Part of your problem could be that if you come across a node u as the second node in a path then you do all of the calculations to find all the paths of length 3. But then if you come across u again as the second node, you repeat all of these calculations.

So try to avoid this. We'll do it recursively calculating all the length 3 paths first (which requires calculating length 2 paths)

def get_paths(G, n):
    '''returns a dict, paths, such that paths[u] is a list of all paths 
       of length n that start from u'''
    if n == 1: #base case, return a dict so that D[u] is a
               #list of all length 1 paths starting from u.
               #it's a boring list.
        return {u: [[u]] for u in G.nodes()}
    #if we get to here n>1 (unless input was bad)
    subpath_dict = get_paths(G,n-1)  #contains all length n-1 paths, 
                                     #indexed by first node
    path_dict = {}
    for u in G:
        path_dict[u] = []  
        for v in G.successors(u):
            path_dict[u].extend([[u]+subpath for subpath in subpath_dict[v]])
    return(path_dict)

G=nx.DiGraph()
G.add_path([1,2,3,4,5,6])
G.add_path([1,3,6,8,10])

path_dict = get_paths(G,4)
path_list = []
for paths in path_dict.values():
    path_list.extend(paths)

Answer 3

Number of sequences is of order |V|*d^3, where d is average node output degree. From how graph is created, d is bounded. I suppose that d is not very small (like < 5).
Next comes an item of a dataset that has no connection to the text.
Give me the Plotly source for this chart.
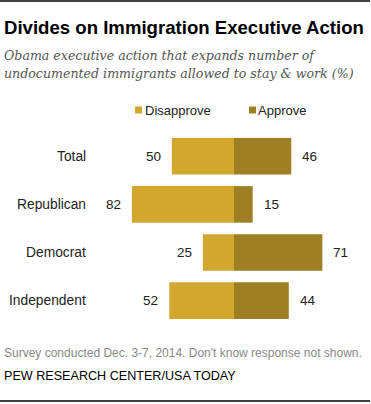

That means, for 5M nodes graph there are > 1G paths.

Since finding one path is fast (they are short) it is not sure that DP like algorithm can help. DP like algorithms try to take an advantage of partially calculated data, so there is an overhead of storing and retrieving that data and maybe that is larger overhead than just to calculate needed partial data.

One idea is algorithm that traverse DAG in back topological order and do two things:

• for node keep all paths that starts from that node of length 3,
• using successors paths of length 3 print all paths of length 4.

This method can use lot of memory, but some of it can be freed for nodes that are not successor of any traverse boundary node.

Other idea is just to make simple algorithm more optimized. In your solution there are three for loops for each node. That means four for loops for all paths. Note that each loop is through nodes. It is possible to join first two loops by iterating through edges. That is due each path has to start with one edge. Algorithm is like:

for n1, n2 in DAG.edges():
  for n3 in DAG.successors(n2):
    for n4 in DAG.successors(n3):
      paths.append([n1, n2, n3, n4])

Or even simpler by first selecting middle edge:

for n2, n3 in DAG.edges():
  for n1, n4 in itertools.product(DAG.predecessors(n2), DAG.successors(n3)):
    paths.append([n1, n2, n3, n4])

Outer loop can be optimized by not selecting middle edge that starts on source node or ends on target node. But that is quite fast detected in product() method. Maybe this optimization can help by not sending not needed data into other process.